*Plotting code records*:
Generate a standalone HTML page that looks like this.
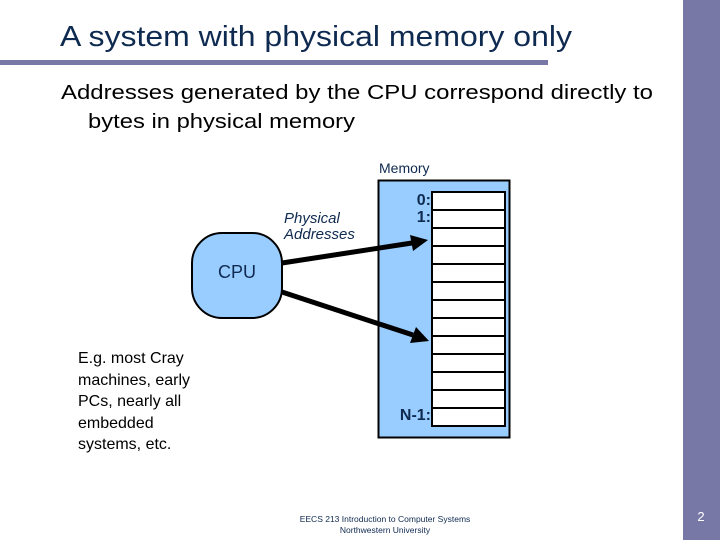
<!DOCTYPE html>
<html><head><meta charset="utf-8"><style>
html,body{margin:0;padding:0;background:#fff;}
body{width:720px;height:540px;position:relative;overflow:hidden;font-family:"Liberation Sans",Arial,sans-serif;}
</style></head><body>
<svg width="720" height="540" viewBox="0 0 720 540" xmlns="http://www.w3.org/2000/svg" style="position:absolute;left:0;top:0">
<rect x="683" y="0" width="37" height="540" fill="#7878a6"/>
<rect x="0" y="60" width="548" height="5" fill="#7878a6"/>
<text x="60" y="46" font-family="Liberation Sans, sans-serif" font-size="29" fill="#0f2a50" textLength="512" lengthAdjust="spacingAndGlyphs">A system with physical memory only</text>
<text x="61" y="99" font-size="20" fill="#000" textLength="592" lengthAdjust="spacingAndGlyphs">Addresses generated by the CPU correspond directly to</text>
<text x="88" y="128" font-size="20" fill="#000" textLength="267" lengthAdjust="spacingAndGlyphs">bytes in physical memory</text>
<text x="379" y="173" font-size="14" fill="#0f2a50">Memory</text>
<rect x="378.5" y="180.5" width="131" height="257" fill="#99ccff" stroke="#000" stroke-width="2"/>
<g fill="#fff" stroke="#000" stroke-width="2">
<rect x="432" y="192" width="73" height="18"/><rect x="432" y="210" width="73" height="18"/>
<rect x="432" y="228" width="73" height="18"/><rect x="432" y="246" width="73" height="18"/>
<rect x="432" y="264" width="73" height="18"/><rect x="432" y="282" width="73" height="18"/>
<rect x="432" y="300" width="73" height="18"/><rect x="432" y="318" width="73" height="18"/>
<rect x="432" y="336" width="73" height="18"/><rect x="432" y="354" width="73" height="18"/>
<rect x="432" y="372" width="73" height="18"/><rect x="432" y="390" width="73" height="18"/>
<rect x="432" y="408" width="73" height="18"/>
</g>
<g font-size="16" font-weight="bold" fill="#0f2a50" text-anchor="end">
<text x="431" y="205">0:</text><text x="431" y="222">1:</text><text x="431" y="420">N-1:</text>
</g>
<text x="284" y="223" font-size="15" font-style="italic" fill="#0f2a50">Physical</text>
<text x="284" y="239" font-size="15" font-style="italic" fill="#0f2a50">Addresses</text>
<rect x="192" y="233" width="90" height="85" rx="30" fill="#99ccff" stroke="#000" stroke-width="2"/>
<text x="237" y="278" font-size="18" fill="#0f2a50" text-anchor="middle">CPU</text>
<g stroke="#000" stroke-width="5">
<line x1="282" y1="263" x2="412" y2="243"/>
<line x1="282" y1="292" x2="413" y2="335"/>
</g>
<polygon points="428,240 410,235 413,251" fill="#000"/>
<polygon points="429,341 416,327 410,343" fill="#000"/>
<g font-size="16" fill="#000">
<text x="78" y="363">E.g. most Cray</text>
<text x="78" y="385">machines, early</text>
<text x="78" y="406">PCs, nearly all</text>
<text x="78" y="428">embedded</text>
<text x="78" y="449">systems, etc.</text>
</g>
<text x="385" y="522" font-size="8.5" fill="#0f2a50" text-anchor="middle">EECS 213 Introduction to Computer Systems</text>
<text x="385" y="533" font-size="8.5" fill="#0f2a50" text-anchor="middle">Northwestern University</text>
<text x="701" y="521" font-size="13" fill="#fff" text-anchor="middle">2</text>
</svg>
</body></html>
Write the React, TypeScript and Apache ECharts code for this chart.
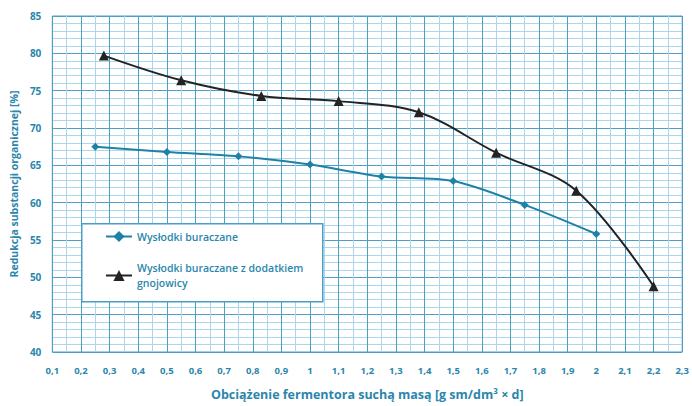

*Exercise*: Repeat each entry exactly as given; no pictures belong in the copy.

*Exercise result*:
Generate a standalone HTML page that looks like this.
<!DOCTYPE html>
<html><head><meta charset="utf-8"><style>
html,body{margin:0;padding:0;background:#fff;}
body{width:720px;height:540px;position:relative;overflow:hidden;font-family:"Liberation Sans",Arial,sans-serif;}
</style></head><body>
<svg width="720" height="540" viewBox="0 0 720 540" xmlns="http://www.w3.org/2000/svg" style="position:absolute;left:0;top:0">
<rect x="683" y="0" width="37" height="540" fill="#7878a6"/>
<rect x="0" y="60" width="548" height="5" fill="#7878a6"/>
<text x="60" y="46" font-family="Liberation Sans, sans-serif" font-size="29" fill="#0f2a50" textLength="512" lengthAdjust="spacingAndGlyphs">A system with physical memory only</text>
<text x="61" y="99" font-size="20" fill="#000" textLength="592" lengthAdjust="spacingAndGlyphs">Addresses generated by the CPU correspond directly to</text>
<text x="88" y="128" font-size="20" fill="#000" textLength="267" lengthAdjust="spacingAndGlyphs">bytes in physical memory</text>
<text x="379" y="173" font-size="14" fill="#0f2a50">Memory</text>
<rect x="378.5" y="180.5" width="131" height="257" fill="#99ccff" stroke="#000" stroke-width="2"/>
<g fill="#fff" stroke="#000" stroke-width="2">
<rect x="432" y="192" width="73" height="18"/><rect x="432" y="210" width="73" height="18"/>
<rect x="432" y="228" width="73" height="18"/><rect x="432" y="246" width="73" height="18"/>
<rect x="432" y="264" width="73" height="18"/><rect x="432" y="282" width="73" height="18"/>
<rect x="432" y="300" width="73" height="18"/><rect x="432" y="318" width="73" height="18"/>
<rect x="432" y="336" width="73" height="18"/><rect x="432" y="354" width="73" height="18"/>
<rect x="432" y="372" width="73" height="18"/><rect x="432" y="390" width="73" height="18"/>
<rect x="432" y="408" width="73" height="18"/>
</g>
<g font-size="16" font-weight="bold" fill="#0f2a50" text-anchor="end">
<text x="431" y="205">0:</text><text x="431" y="222">1:</text><text x="431" y="420">N-1:</text>
</g>
<text x="284" y="223" font-size="15" font-style="italic" fill="#0f2a50">Physical</text>
<text x="284" y="239" font-size="15" font-style="italic" fill="#0f2a50">Addresses</text>
<rect x="192" y="233" width="90" height="85" rx="30" fill="#99ccff" stroke="#000" stroke-width="2"/>
<text x="237" y="278" font-size="18" fill="#0f2a50" text-anchor="middle">CPU</text>
<g stroke="#000" stroke-width="5">
<line x1="282" y1="263" x2="412" y2="243"/>
<line x1="282" y1="292" x2="413" y2="335"/>
</g>
<polygon points="428,240 410,235 413,251" fill="#000"/>
<polygon points="429,341 416,327 410,343" fill="#000"/>
<g font-size="16" fill="#000">
<text x="78" y="363">E.g. most Cray</text>
<text x="78" y="385">machines, early</text>
<text x="78" y="406">PCs, nearly all</text>
<text x="78" y="428">embedded</text>
<text x="78" y="449">systems, etc.</text>
</g>
<text x="385" y="522" font-size="8.5" fill="#0f2a50" text-anchor="middle">EECS 213 Introduction to Computer Systems</text>
<text x="385" y="533" font-size="8.5" fill="#0f2a50" text-anchor="middle">Northwestern University</text>
<text x="701" y="521" font-size="13" fill="#fff" text-anchor="middle">2</text>
</svg>
</body></html>
Write the React, TypeScript and Apache ECharts code for this chart.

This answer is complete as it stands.